■ What the exercise asks ■
Repeat the listing word for word. No pictures belong in the copy.

■ Source excerpt ■
___
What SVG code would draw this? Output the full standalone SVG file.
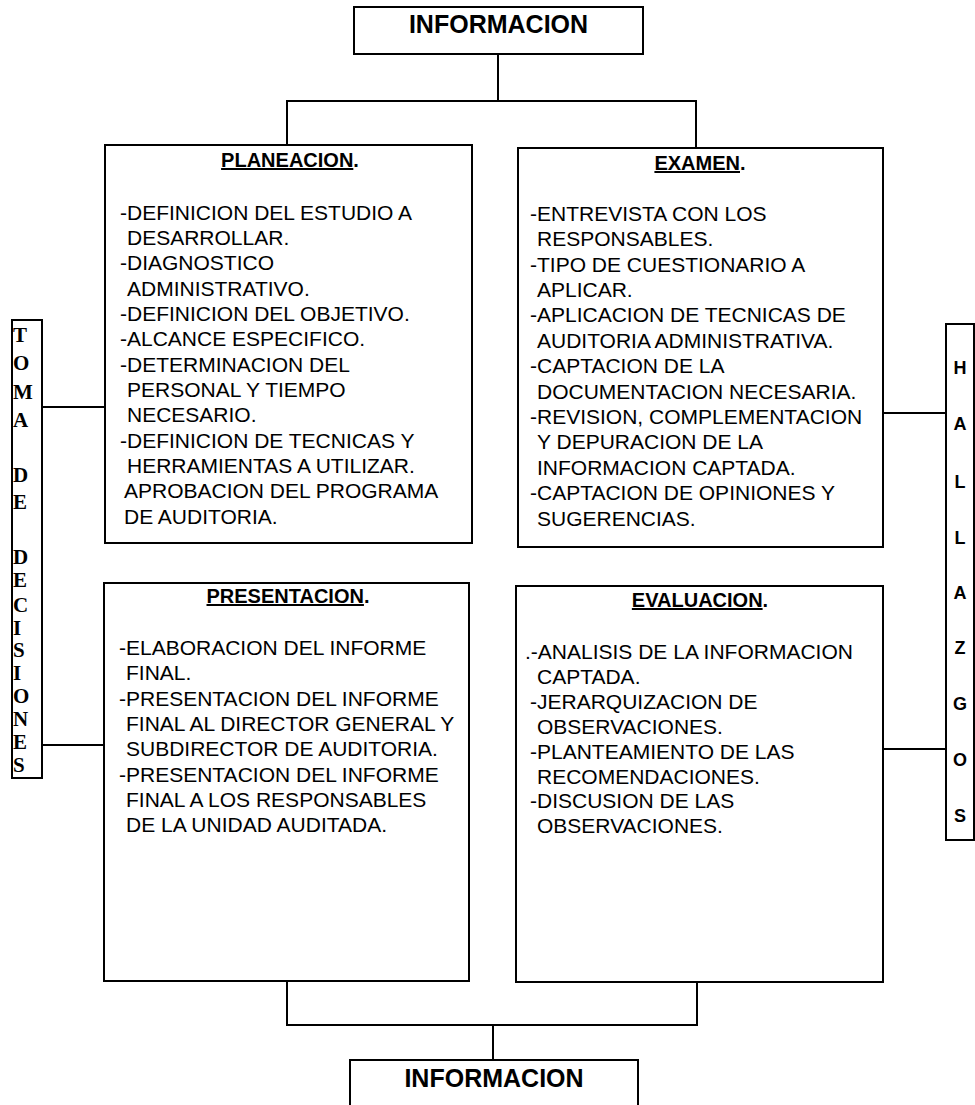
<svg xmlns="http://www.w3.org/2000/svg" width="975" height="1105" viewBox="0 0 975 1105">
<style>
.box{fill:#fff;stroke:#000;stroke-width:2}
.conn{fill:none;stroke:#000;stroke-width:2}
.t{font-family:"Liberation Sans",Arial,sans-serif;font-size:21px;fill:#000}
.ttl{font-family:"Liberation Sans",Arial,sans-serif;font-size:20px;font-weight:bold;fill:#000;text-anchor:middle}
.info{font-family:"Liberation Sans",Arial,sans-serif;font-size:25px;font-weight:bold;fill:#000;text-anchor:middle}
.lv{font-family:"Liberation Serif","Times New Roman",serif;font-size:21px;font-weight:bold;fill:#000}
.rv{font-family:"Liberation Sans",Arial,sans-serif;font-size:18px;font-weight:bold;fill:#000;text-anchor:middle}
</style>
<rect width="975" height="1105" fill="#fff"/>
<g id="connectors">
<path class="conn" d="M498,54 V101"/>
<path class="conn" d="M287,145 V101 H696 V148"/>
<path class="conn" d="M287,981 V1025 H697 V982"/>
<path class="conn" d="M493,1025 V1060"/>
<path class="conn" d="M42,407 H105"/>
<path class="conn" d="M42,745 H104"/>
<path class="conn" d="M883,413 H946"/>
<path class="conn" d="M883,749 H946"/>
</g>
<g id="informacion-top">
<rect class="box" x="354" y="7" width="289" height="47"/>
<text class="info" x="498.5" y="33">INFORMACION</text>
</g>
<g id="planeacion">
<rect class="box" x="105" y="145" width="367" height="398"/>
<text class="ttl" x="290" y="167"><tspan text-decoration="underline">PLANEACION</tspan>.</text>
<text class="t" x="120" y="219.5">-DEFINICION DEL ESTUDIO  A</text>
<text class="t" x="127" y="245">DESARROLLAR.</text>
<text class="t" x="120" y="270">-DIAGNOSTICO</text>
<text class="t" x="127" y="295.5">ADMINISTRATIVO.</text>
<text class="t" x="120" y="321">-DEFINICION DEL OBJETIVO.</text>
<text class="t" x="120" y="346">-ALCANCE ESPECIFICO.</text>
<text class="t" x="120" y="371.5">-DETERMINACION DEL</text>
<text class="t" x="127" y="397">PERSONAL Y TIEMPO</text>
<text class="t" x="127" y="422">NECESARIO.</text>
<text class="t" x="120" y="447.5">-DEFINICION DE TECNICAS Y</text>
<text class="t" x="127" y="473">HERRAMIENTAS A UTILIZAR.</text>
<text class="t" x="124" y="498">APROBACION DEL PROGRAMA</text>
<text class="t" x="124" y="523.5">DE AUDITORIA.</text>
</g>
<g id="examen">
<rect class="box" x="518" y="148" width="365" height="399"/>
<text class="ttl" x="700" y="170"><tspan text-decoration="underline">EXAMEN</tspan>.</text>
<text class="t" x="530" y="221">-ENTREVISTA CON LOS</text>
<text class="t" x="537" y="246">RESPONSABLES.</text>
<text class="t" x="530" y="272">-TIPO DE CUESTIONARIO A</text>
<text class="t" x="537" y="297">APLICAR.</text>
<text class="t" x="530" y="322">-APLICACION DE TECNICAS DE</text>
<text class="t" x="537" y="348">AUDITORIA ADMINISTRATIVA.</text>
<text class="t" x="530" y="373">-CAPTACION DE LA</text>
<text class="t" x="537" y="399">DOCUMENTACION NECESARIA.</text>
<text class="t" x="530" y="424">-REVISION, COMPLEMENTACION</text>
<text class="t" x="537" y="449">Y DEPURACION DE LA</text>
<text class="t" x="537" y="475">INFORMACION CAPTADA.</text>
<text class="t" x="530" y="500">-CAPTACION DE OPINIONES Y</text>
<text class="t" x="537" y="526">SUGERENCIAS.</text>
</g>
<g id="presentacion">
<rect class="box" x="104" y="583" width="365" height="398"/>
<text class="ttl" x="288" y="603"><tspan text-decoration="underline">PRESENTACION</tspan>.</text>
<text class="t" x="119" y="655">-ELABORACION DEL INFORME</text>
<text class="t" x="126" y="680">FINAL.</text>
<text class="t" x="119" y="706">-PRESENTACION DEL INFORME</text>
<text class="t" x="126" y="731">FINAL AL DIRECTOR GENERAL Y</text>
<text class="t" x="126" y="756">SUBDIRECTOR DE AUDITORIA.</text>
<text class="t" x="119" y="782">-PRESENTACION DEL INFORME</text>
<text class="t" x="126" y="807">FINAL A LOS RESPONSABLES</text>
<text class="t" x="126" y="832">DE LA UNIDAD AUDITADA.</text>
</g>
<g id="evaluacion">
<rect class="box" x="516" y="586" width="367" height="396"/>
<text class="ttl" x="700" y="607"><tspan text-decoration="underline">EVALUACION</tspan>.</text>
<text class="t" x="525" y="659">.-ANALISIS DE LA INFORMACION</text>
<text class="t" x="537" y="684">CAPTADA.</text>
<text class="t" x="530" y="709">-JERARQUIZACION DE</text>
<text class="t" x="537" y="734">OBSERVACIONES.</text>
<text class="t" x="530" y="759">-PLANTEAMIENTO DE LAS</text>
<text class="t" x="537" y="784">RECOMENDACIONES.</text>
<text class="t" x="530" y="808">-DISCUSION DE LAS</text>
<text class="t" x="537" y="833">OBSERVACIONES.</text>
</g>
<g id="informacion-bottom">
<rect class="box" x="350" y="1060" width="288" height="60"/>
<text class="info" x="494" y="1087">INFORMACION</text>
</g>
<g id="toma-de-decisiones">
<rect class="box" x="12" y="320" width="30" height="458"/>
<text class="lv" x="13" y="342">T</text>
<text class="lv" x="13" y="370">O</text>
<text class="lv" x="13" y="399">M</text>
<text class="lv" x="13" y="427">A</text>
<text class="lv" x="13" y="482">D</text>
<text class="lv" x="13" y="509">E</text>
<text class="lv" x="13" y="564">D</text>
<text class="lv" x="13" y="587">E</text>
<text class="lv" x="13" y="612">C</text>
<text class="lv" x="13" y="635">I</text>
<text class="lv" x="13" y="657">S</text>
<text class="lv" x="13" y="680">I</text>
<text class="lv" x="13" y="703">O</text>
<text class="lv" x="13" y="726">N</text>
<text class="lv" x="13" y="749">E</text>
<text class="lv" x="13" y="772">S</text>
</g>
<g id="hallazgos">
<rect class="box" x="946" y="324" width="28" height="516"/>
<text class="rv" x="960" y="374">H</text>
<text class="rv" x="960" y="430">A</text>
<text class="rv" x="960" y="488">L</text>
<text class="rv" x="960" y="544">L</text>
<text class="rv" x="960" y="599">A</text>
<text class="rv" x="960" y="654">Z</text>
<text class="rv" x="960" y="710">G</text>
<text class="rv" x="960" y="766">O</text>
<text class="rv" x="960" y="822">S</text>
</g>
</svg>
___
■ Result ■
What SVG code would draw this? Output the full standalone SVG file.
<svg xmlns="http://www.w3.org/2000/svg" width="975" height="1105" viewBox="0 0 975 1105">
<style>
.box{fill:#fff;stroke:#000;stroke-width:2}
.conn{fill:none;stroke:#000;stroke-width:2}
.t{font-family:"Liberation Sans",Arial,sans-serif;font-size:21px;fill:#000}
.ttl{font-family:"Liberation Sans",Arial,sans-serif;font-size:20px;font-weight:bold;fill:#000;text-anchor:middle}
.info{font-family:"Liberation Sans",Arial,sans-serif;font-size:25px;font-weight:bold;fill:#000;text-anchor:middle}
.lv{font-family:"Liberation Serif","Times New Roman",serif;font-size:21px;font-weight:bold;fill:#000}
.rv{font-family:"Liberation Sans",Arial,sans-serif;font-size:18px;font-weight:bold;fill:#000;text-anchor:middle}
</style>
<rect width="975" height="1105" fill="#fff"/>
<g id="connectors">
<path class="conn" d="M498,54 V101"/>
<path class="conn" d="M287,145 V101 H696 V148"/>
<path class="conn" d="M287,981 V1025 H697 V982"/>
<path class="conn" d="M493,1025 V1060"/>
<path class="conn" d="M42,407 H105"/>
<path class="conn" d="M42,745 H104"/>
<path class="conn" d="M883,413 H946"/>
<path class="conn" d="M883,749 H946"/>
</g>
<g id="informacion-top">
<rect class="box" x="354" y="7" width="289" height="47"/>
<text class="info" x="498.5" y="33">INFORMACION</text>
</g>
<g id="planeacion">
<rect class="box" x="105" y="145" width="367" height="398"/>
<text class="ttl" x="290" y="167"><tspan text-decoration="underline">PLANEACION</tspan>.</text>
<text class="t" x="120" y="219.5">-DEFINICION DEL ESTUDIO  A</text>
<text class="t" x="127" y="245">DESARROLLAR.</text>
<text class="t" x="120" y="270">-DIAGNOSTICO</text>
<text class="t" x="127" y="295.5">ADMINISTRATIVO.</text>
<text class="t" x="120" y="321">-DEFINICION DEL OBJETIVO.</text>
<text class="t" x="120" y="346">-ALCANCE ESPECIFICO.</text>
<text class="t" x="120" y="371.5">-DETERMINACION DEL</text>
<text class="t" x="127" y="397">PERSONAL Y TIEMPO</text>
<text class="t" x="127" y="422">NECESARIO.</text>
<text class="t" x="120" y="447.5">-DEFINICION DE TECNICAS Y</text>
<text class="t" x="127" y="473">HERRAMIENTAS A UTILIZAR.</text>
<text class="t" x="124" y="498">APROBACION DEL PROGRAMA</text>
<text class="t" x="124" y="523.5">DE AUDITORIA.</text>
</g>
<g id="examen">
<rect class="box" x="518" y="148" width="365" height="399"/>
<text class="ttl" x="700" y="170"><tspan text-decoration="underline">EXAMEN</tspan>.</text>
<text class="t" x="530" y="221">-ENTREVISTA CON LOS</text>
<text class="t" x="537" y="246">RESPONSABLES.</text>
<text class="t" x="530" y="272">-TIPO DE CUESTIONARIO A</text>
<text class="t" x="537" y="297">APLICAR.</text>
<text class="t" x="530" y="322">-APLICACION DE TECNICAS DE</text>
<text class="t" x="537" y="348">AUDITORIA ADMINISTRATIVA.</text>
<text class="t" x="530" y="373">-CAPTACION DE LA</text>
<text class="t" x="537" y="399">DOCUMENTACION NECESARIA.</text>
<text class="t" x="530" y="424">-REVISION, COMPLEMENTACION</text>
<text class="t" x="537" y="449">Y DEPURACION DE LA</text>
<text class="t" x="537" y="475">INFORMACION CAPTADA.</text>
<text class="t" x="530" y="500">-CAPTACION DE OPINIONES Y</text>
<text class="t" x="537" y="526">SUGERENCIAS.</text>
</g>
<g id="presentacion">
<rect class="box" x="104" y="583" width="365" height="398"/>
<text class="ttl" x="288" y="603"><tspan text-decoration="underline">PRESENTACION</tspan>.</text>
<text class="t" x="119" y="655">-ELABORACION DEL INFORME</text>
<text class="t" x="126" y="680">FINAL.</text>
<text class="t" x="119" y="706">-PRESENTACION DEL INFORME</text>
<text class="t" x="126" y="731">FINAL AL DIRECTOR GENERAL Y</text>
<text class="t" x="126" y="756">SUBDIRECTOR DE AUDITORIA.</text>
<text class="t" x="119" y="782">-PRESENTACION DEL INFORME</text>
<text class="t" x="126" y="807">FINAL A LOS RESPONSABLES</text>
<text class="t" x="126" y="832">DE LA UNIDAD AUDITADA.</text>
</g>
<g id="evaluacion">
<rect class="box" x="516" y="586" width="367" height="396"/>
<text class="ttl" x="700" y="607"><tspan text-decoration="underline">EVALUACION</tspan>.</text>
<text class="t" x="525" y="659">.-ANALISIS DE LA INFORMACION</text>
<text class="t" x="537" y="684">CAPTADA.</text>
<text class="t" x="530" y="709">-JERARQUIZACION DE</text>
<text class="t" x="537" y="734">OBSERVACIONES.</text>
<text class="t" x="530" y="759">-PLANTEAMIENTO DE LAS</text>
<text class="t" x="537" y="784">RECOMENDACIONES.</text>
<text class="t" x="530" y="808">-DISCUSION DE LAS</text>
<text class="t" x="537" y="833">OBSERVACIONES.</text>
</g>
<g id="informacion-bottom">
<rect class="box" x="350" y="1060" width="288" height="60"/>
<text class="info" x="494" y="1087">INFORMACION</text>
</g>
<g id="toma-de-decisiones">
<rect class="box" x="12" y="320" width="30" height="458"/>
<text class="lv" x="13" y="342">T</text>
<text class="lv" x="13" y="370">O</text>
<text class="lv" x="13" y="399">M</text>
<text class="lv" x="13" y="427">A</text>
<text class="lv" x="13" y="482">D</text>
<text class="lv" x="13" y="509">E</text>
<text class="lv" x="13" y="564">D</text>
<text class="lv" x="13" y="587">E</text>
<text class="lv" x="13" y="612">C</text>
<text class="lv" x="13" y="635">I</text>
<text class="lv" x="13" y="657">S</text>
<text class="lv" x="13" y="680">I</text>
<text class="lv" x="13" y="703">O</text>
<text class="lv" x="13" y="726">N</text>
<text class="lv" x="13" y="749">E</text>
<text class="lv" x="13" y="772">S</text>
</g>
<g id="hallazgos">
<rect class="box" x="946" y="324" width="28" height="516"/>
<text class="rv" x="960" y="374">H</text>
<text class="rv" x="960" y="430">A</text>
<text class="rv" x="960" y="488">L</text>
<text class="rv" x="960" y="544">L</text>
<text class="rv" x="960" y="599">A</text>
<text class="rv" x="960" y="654">Z</text>
<text class="rv" x="960" y="710">G</text>
<text class="rv" x="960" y="766">O</text>
<text class="rv" x="960" y="822">S</text>
</g>
</svg>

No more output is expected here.